Archive for the ‘ebook’ Category
Lazy Person’s Guide to Framing
I’m pleased to say that a book, Lazy Person’s Guide to Framing, which I’ve been working on for a while, is now available in Kindle edition. You can get it from Amazon UK or Amazon US. Read the 5-star reviews at Amazon UK.
It hovered at around #4 Amazon bestseller rating in Amazon’s ‘Propaganda & Spin’ category for the first few weeks after release (reaching #2 at one point).
This is from the book’s blurb:
Lazy Person’s Guide to Framing:
Decoding the news media
Futura Press (30 Jun 2014)
ISBN: 978-0-9562179-2-9
From Futura Pocketbooks, a “Lazy Person’s Guide” to media framing, which explains how headlines and news stories can be decoded using the latest know-how from the cognitive sciences. Find out how media narratives and political spin are unravelled and deciphered by “frame semantics” – an essential part of what has been labelled, “The Cognitive Revolution”. This is a fun and highly readable guide, written especially for the layperson, which, in the tradition of George Lakoff (author of Don’t Think of an Elephant), popularises the new linguistic field in a way that makes it accessible and deeply relevant for anyone concerned by the power wielded by those who “frame the message” in media and politics.

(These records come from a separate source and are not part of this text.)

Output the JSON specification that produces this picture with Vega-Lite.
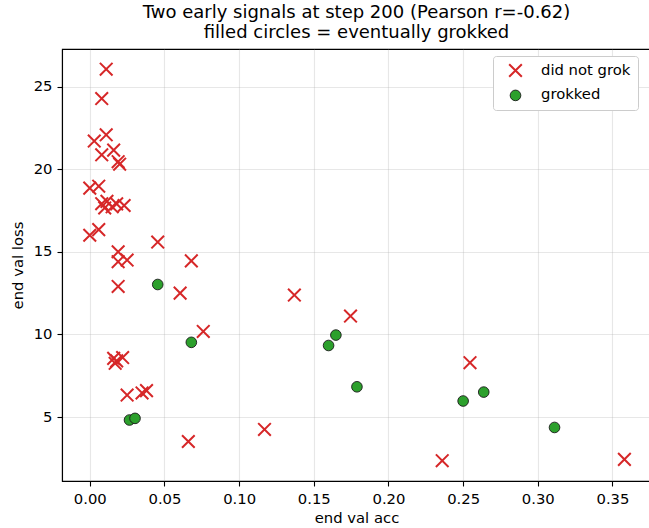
{
  "$schema": "https://vega.github.io/schema/vega-lite/v6.json",
  "width": 589,
  "height": 432,
  "autosize": {"type": "none"},
  "padding": {"left": 62, "top": 49, "right": 0, "bottom": 47},
  "background": "white",
  "title": {
    "text": ["Two early signals at step 200 (Pearson r=-0.62)", "filled circles = eventually grokked"],
    "anchor": "middle",
    "frame": "group",
    "font": "DejaVu Sans",
    "fontSize": 18,
    "fontWeight": "normal",
    "lineHeight": 20.5,
    "offset": 7,
    "color": "black"
  },
  "config": {
    "view": {"stroke": "black", "strokeWidth": 1.1},
    "axis": {
      "domainColor": "black",
      "domainWidth": 1.1,
      "tickColor": "black",
      "tickWidth": 1.1,
      "tickSize": 5,
      "labelFont": "DejaVu Sans",
      "labelFontSize": 14.8,
      "labelColor": "black",
      "labelPadding": 5,
      "titleFont": "DejaVu Sans",
      "titleFontSize": 14.8,
      "titleFontWeight": "normal",
      "titleColor": "black",
      "gridColor": "#b0b0b0",
      "gridOpacity": 0.3,
      "gridWidth": 1.1
    },
    "legend": {
      "padding": 7,
      "strokeColor": "#cccccc",
      "fillColor": "white",
      "cornerRadius": 3,
      "labelFont": "DejaVu Sans",
      "labelFontSize": 14.8,
      "labelColor": "black",
      "rowPadding": 6,
      "labelOffset": 18,
      "symbolOffset": 8
    }
  },
  "data": {
    "values": [
      {"acc": 0.011, "loss": 26.05, "outcome": "did not grok"},
      {"acc": 0.008, "loss": 24.27, "outcome": "did not grok"},
      {"acc": 0.011, "loss": 22.08, "outcome": "did not grok"},
      {"acc": 0.003, "loss": 21.7, "outcome": "did not grok"},
      {"acc": 0.016, "loss": 21.15, "outcome": "did not grok"},
      {"acc": 0.008, "loss": 20.87, "outcome": "did not grok"},
      {"acc": 0.019, "loss": 20.45, "outcome": "did not grok"},
      {"acc": 0.02, "loss": 20.3, "outcome": "did not grok"},
      {"acc": 0.0, "loss": 18.85, "outcome": "did not grok"},
      {"acc": 0.006, "loss": 18.97, "outcome": "did not grok"},
      {"acc": 0.008, "loss": 17.91, "outcome": "did not grok"},
      {"acc": 0.0115, "loss": 18.05, "outcome": "did not grok"},
      {"acc": 0.015, "loss": 17.72, "outcome": "did not grok"},
      {"acc": 0.018, "loss": 17.9, "outcome": "did not grok"},
      {"acc": 0.023, "loss": 17.8, "outcome": "did not grok"},
      {"acc": 0.01, "loss": 17.65, "outcome": "did not grok"},
      {"acc": 0.0, "loss": 16.0, "outcome": "did not grok"},
      {"acc": 0.006, "loss": 16.34, "outcome": "did not grok"},
      {"acc": 0.019, "loss": 15.0, "outcome": "did not grok"},
      {"acc": 0.0455, "loss": 15.59, "outcome": "did not grok"},
      {"acc": 0.019, "loss": 14.4, "outcome": "did not grok"},
      {"acc": 0.025, "loss": 14.5, "outcome": "did not grok"},
      {"acc": 0.068, "loss": 14.45, "outcome": "did not grok"},
      {"acc": 0.019, "loss": 12.9, "outcome": "did not grok"},
      {"acc": 0.0605, "loss": 12.5, "outcome": "did not grok"},
      {"acc": 0.137, "loss": 12.38, "outcome": "did not grok"},
      {"acc": 0.1746, "loss": 11.11, "outcome": "did not grok"},
      {"acc": 0.076, "loss": 10.18, "outcome": "did not grok"},
      {"acc": 0.016, "loss": 8.55, "outcome": "did not grok"},
      {"acc": 0.017, "loss": 8.25, "outcome": "did not grok"},
      {"acc": 0.018, "loss": 8.4, "outcome": "did not grok"},
      {"acc": 0.022, "loss": 8.6, "outcome": "did not grok"},
      {"acc": 0.025, "loss": 6.33, "outcome": "did not grok"},
      {"acc": 0.035, "loss": 6.46, "outcome": "did not grok"},
      {"acc": 0.038, "loss": 6.6, "outcome": "did not grok"},
      {"acc": 0.066, "loss": 3.52, "outcome": "did not grok"},
      {"acc": 0.117, "loss": 4.25, "outcome": "did not grok"},
      {"acc": 0.236, "loss": 2.36, "outcome": "did not grok"},
      {"acc": 0.2546, "loss": 8.29, "outcome": "did not grok"},
      {"acc": 0.358, "loss": 2.44, "outcome": "did not grok"},
      {"acc": 0.0455, "loss": 13.02, "outcome": "grokked"},
      {"acc": 0.068, "loss": 9.52, "outcome": "grokked"},
      {"acc": 0.1648, "loss": 9.96, "outcome": "grokked"},
      {"acc": 0.1599, "loss": 9.33, "outcome": "grokked"},
      {"acc": 0.1789, "loss": 6.83, "outcome": "grokked"},
      {"acc": 0.25, "loss": 5.97, "outcome": "grokked"},
      {"acc": 0.2638, "loss": 6.51, "outcome": "grokked"},
      {"acc": 0.3112, "loss": 4.37, "outcome": "grokked"},
      {"acc": 0.0266, "loss": 4.82, "outcome": "grokked"},
      {"acc": 0.0303, "loss": 4.92, "outcome": "grokked"}
    ]
  },
  "mark": {"type": "point", "opacity": 1},
  "encoding": {
    "x": {
      "field": "acc",
      "type": "quantitative",
      "scale": {"domain": [-0.0186, 0.3758], "nice": false, "zero": false},
      "axis": {"title": "end val acc", "values": [0, 0.05, 0.1, 0.15, 0.2, 0.25, 0.3, 0.35], "format": ".2f", "titlePadding": 5}
    },
    "y": {
      "field": "loss",
      "type": "quantitative",
      "scale": {"domain": [1.13, 27.27], "nice": false, "zero": false},
      "axis": {"title": "end val loss", "values": [5, 10, 15, 20, 25], "format": "d", "titlePadding": 8}
    },
    "shape": {
      "field": "outcome",
      "type": "nominal",
      "scale": {"domain": ["did not grok", "grokked"], "range": ["M-1,-1L1,1M-1,1L1,-1", "circle"]},
      "legend": {"title": null, "orient": "none", "legendX": 431, "legendY": 7}
    },
    "fill": {
      "field": "outcome",
      "type": "nominal",
      "scale": {"domain": ["did not grok", "grokked"], "range": ["transparent", "#2ca02c"]}
    },
    "stroke": {
      "field": "outcome",
      "type": "nominal",
      "scale": {"domain": ["did not grok", "grokked"], "range": ["#d62728", "#1a1a1a"]}
    },
    "strokeWidth": {
      "field": "outcome",
      "type": "nominal",
      "scale": {"domain": ["did not grok", "grokked"], "range": [2, 0.9]}
    },
    "size": {
      "field": "outcome",
      "type": "nominal",
      "scale": {"domain": ["did not grok", "grokked"], "range": [160, 113]}
    }
  }
}
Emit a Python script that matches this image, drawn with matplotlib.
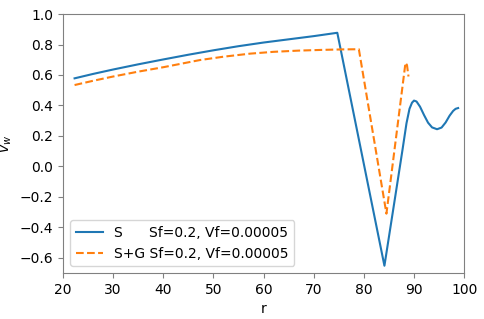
import matplotlib
matplotlib.use("Agg")
import matplotlib.pyplot as plt
import numpy as np

r_s = [22.3, 26, 30, 35, 40, 45, 50, 55, 60, 65, 70, 74.7,
       84.1, 85.5, 86.6, 87.7, 88.5, 89.1, 89.6, 90.0, 90.5, 91.2, 92.0,
       92.8, 93.6, 94.6, 95.5, 96.3, 97.1, 97.8, 98.3, 98.8]
v_s = [0.578, 0.607, 0.636, 0.670, 0.702, 0.733, 0.762, 0.789, 0.813, 0.834, 0.855, 0.877,
       -0.652, -0.357, -0.125, 0.108, 0.283, 0.378, 0.418, 0.432, 0.426, 0.392, 0.337,
       0.287, 0.256, 0.244, 0.255, 0.288, 0.333, 0.364, 0.378, 0.383]

r_sg = [22.3, 26, 30, 35, 40, 47.3, 52, 57.3, 62, 67, 72, 76, 79.0,
        84.5, 88.3, 88.6, 88.9]
v_sg = [0.534, 0.562, 0.590, 0.622, 0.651, 0.698, 0.720, 0.740, 0.752, 0.760, 0.765, 0.768, 0.769,
        -0.31, 0.68, 0.665, 0.59]

label_s = "S      Sf=0.2, Vf=0.00005"
label_sg = "S+G Sf=0.2, Vf=0.00005"

fig = plt.figure(figsize=(4.85, 3.19), dpi=100)
ax = fig.add_axes([0.130, 0.144, 0.827, 0.812])
ax.plot(r_s, v_s, color="#1f77b4", lw=1.5, label=label_s)
ax.plot(r_sg, v_sg, color="#ff7f0e", lw=1.5, ls="--", label=label_sg)
ax.set_xlim(20, 100)
ax.set_ylim(-0.7, 1.0)
ax.set_xticks(np.arange(20, 101, 10))
ax.set_yticks(np.arange(-0.6, 1.01, 0.2))
ax.set_xlabel("r")
ax.set_ylabel("$v_w$")
for s in ax.spines.values():
    s.set_color("#808080")
ax.tick_params(color="#808080")
ax.legend(loc="lower left")
fig.savefig("out.png", dpi=100)
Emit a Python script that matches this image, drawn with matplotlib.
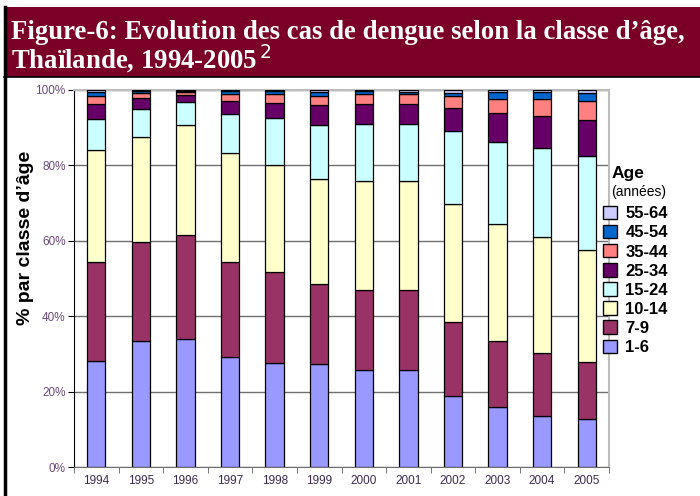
import matplotlib.pyplot as plt
import numpy as np
from matplotlib.patches import Rectangle, Patch
from matplotlib.lines import Line2D

years = ['1994', '1995', '1996', '1997', '1998', '1999',
         '2000', '2001', '2002', '2003', '2004', '2005']
age_groups = ['1-6', '7-9', '10-14', '15-24', '25-34', '35-44', '45-54', '55-64']

# share of cases (%) per age group
age_1_6 = [28.0, 33.4, 34.0, 29.2, 27.7, 27.2, 25.8, 25.8, 18.8, 15.9, 13.5, 12.6]
age_7_9 = [26.3, 26.2, 27.6, 25.1, 24.0, 21.4, 21.2, 21.2, 19.6, 17.5, 16.8, 15.3]
age_10_14 = [29.8, 27.9, 29.2, 29.0, 28.4, 27.8, 28.9, 28.9, 31.4, 31.1, 30.7, 29.6]
age_15_24 = [8.2, 7.5, 6.1, 10.3, 12.6, 14.2, 15.2, 15.2, 19.4, 21.6, 23.6, 24.9]
age_25_34 = [4.0, 2.8, 1.9, 3.6, 3.9, 5.3, 5.2, 5.2, 6.0, 7.7, 8.6, 9.7]
age_35_44 = [2.1, 1.3, 0.7, 1.7, 2.3, 2.5, 2.6, 2.6, 3.1, 3.7, 4.3, 5.0]
age_45_54 = [1.1, 0.6, 0.3, 0.8, 0.8, 1.2, 0.8, 0.7, 1.0, 2.0, 2.1, 2.1]
age_55_64 = [0.5, 0.3, 0.2, 0.3, 0.3, 0.4, 0.3, 0.4, 0.7, 0.5, 0.4, 0.8]

series = [age_1_6, age_7_9, age_10_14, age_15_24,
          age_25_34, age_35_44, age_45_54, age_55_64]
colors = ['#9999FF', '#993366', '#FFFFCC', '#CCFFFF',
          '#660066', '#FF8080', '#0066CC', '#CCCCFF']

plt.rcParams['font.family'] = ['Liberation Sans', 'DejaVu Sans']

fig = plt.figure(figsize=(7, 4.96), dpi=100)
ax = fig.add_axes([74 / 700, 1 - 467 / 496, 535 / 700, 377 / 496])

# title band
fig.patches.append(Rectangle((4 / 700, 1 - 77 / 496), 696 / 700, 70 / 496,
                             transform=fig.transFigure, facecolor='#7A0027',
                             edgecolor='none', zorder=0))
fig.lines.append(Line2D([5 / 700, 5 / 700], [0, 1 - 7 / 496],
                        transform=fig.transFigure, color='black', lw=2.5))
fig.lines.append(Line2D([4 / 700, 1], [1 - 77 / 496, 1 - 77 / 496],
                        transform=fig.transFigure, color='black', lw=1.2))
title = ("Figure-6: Evolution des cas de dengue selon la classe d\u2019\u00e2ge,\n"
         "Tha\u00eflande, 1994-2005$^{\\,2}$")
fig.text(11 / 700, 1 - 20 / 496, title, family='Liberation Serif',
         fontweight='bold', fontsize=19.3, color='white', va='top',
         linespacing=0.9)

x = np.arange(len(years))
bottom = np.zeros(len(years))
for vals, col, lab in zip(series, colors, age_groups):
    ax.bar(x, vals, width=0.41, bottom=bottom, color=col,
           edgecolor='black', linewidth=0.9, label=lab, zorder=3)
    bottom += np.array(vals)

ax.set_xlim(-0.5, len(years) - 0.5)
ax.set_ylim(0, 100)
ax.set_yticks([0, 20, 40, 60, 80, 100])
ax.set_yticklabels(['0%', '20%', '40%', '60%', '80%', '100%'])
ax.get_yticklabels()[0].set_fontsize(6)
ax.set_xticks(x)
ax.set_xticklabels(years)
ax.set_xticks(np.arange(-0.5, len(years)), minor=True)
ax.tick_params(axis='x', which='major', length=0, pad=6,
               labelsize=8.5, labelcolor='#3b2b4b')
ax.tick_params(axis='x', which='minor', length=4, color='#606060')
ax.tick_params(axis='y', length=4, pad=2, labelsize=8.5, labelcolor='#6a4a7a')

ax.yaxis.grid(True, color='#707070', lw=1)
ax.set_axisbelow(True)
ax.spines['left'].set_color('black')
ax.spines['bottom'].set_color('#707070')
ax.spines['top'].set_color('#bdbdbd')
ax.spines['right'].set_color('#bdbdbd')
ax.spines['top'].set_linewidth(1.5)
ax.spines['right'].set_linewidth(1.5)

ax.set_ylabel("% par classe d\u2019\u00e2ge", fontsize=14, fontweight='bold')
ax.yaxis.set_label_coords(-0.075, 0.607)

# legend
fig.text(612 / 700, 1 - 173 / 496, 'Age', fontsize=12.5, fontweight='bold',
         va='center')
fig.text(611 / 700, 1 - 192 / 496, '(ann\u00e9es)', fontsize=10,
         va='center')
handles = [Patch(facecolor=c, edgecolor='black', lw=1) for c in colors]
leg = fig.legend(handles[::-1], age_groups[::-1], loc='upper left',
                 bbox_to_anchor=(588 / 700, 1 - 191 / 496), frameon=False,
                 handlelength=0.85, handleheight=0.85, handletextpad=0.5,
                 labelspacing=0.22, prop={'weight': 'bold', 'size': 12})

fig.savefig('out.png', dpi=100)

As the book shows, framing is far more than just a respectable form of spin or wordplay. Frames are mental structures which shape our worldviews. They structure the way we reason, and define what we take to be “common sense” – yet our use of frames is largely unconscious and reflexive. This has a huge bearing on politics and media. The book investigates many examples of political and news frames, from so-called “benefit tourists” and “flatlined economy”, to the moral framing of war, crime and “responsibility”, etc.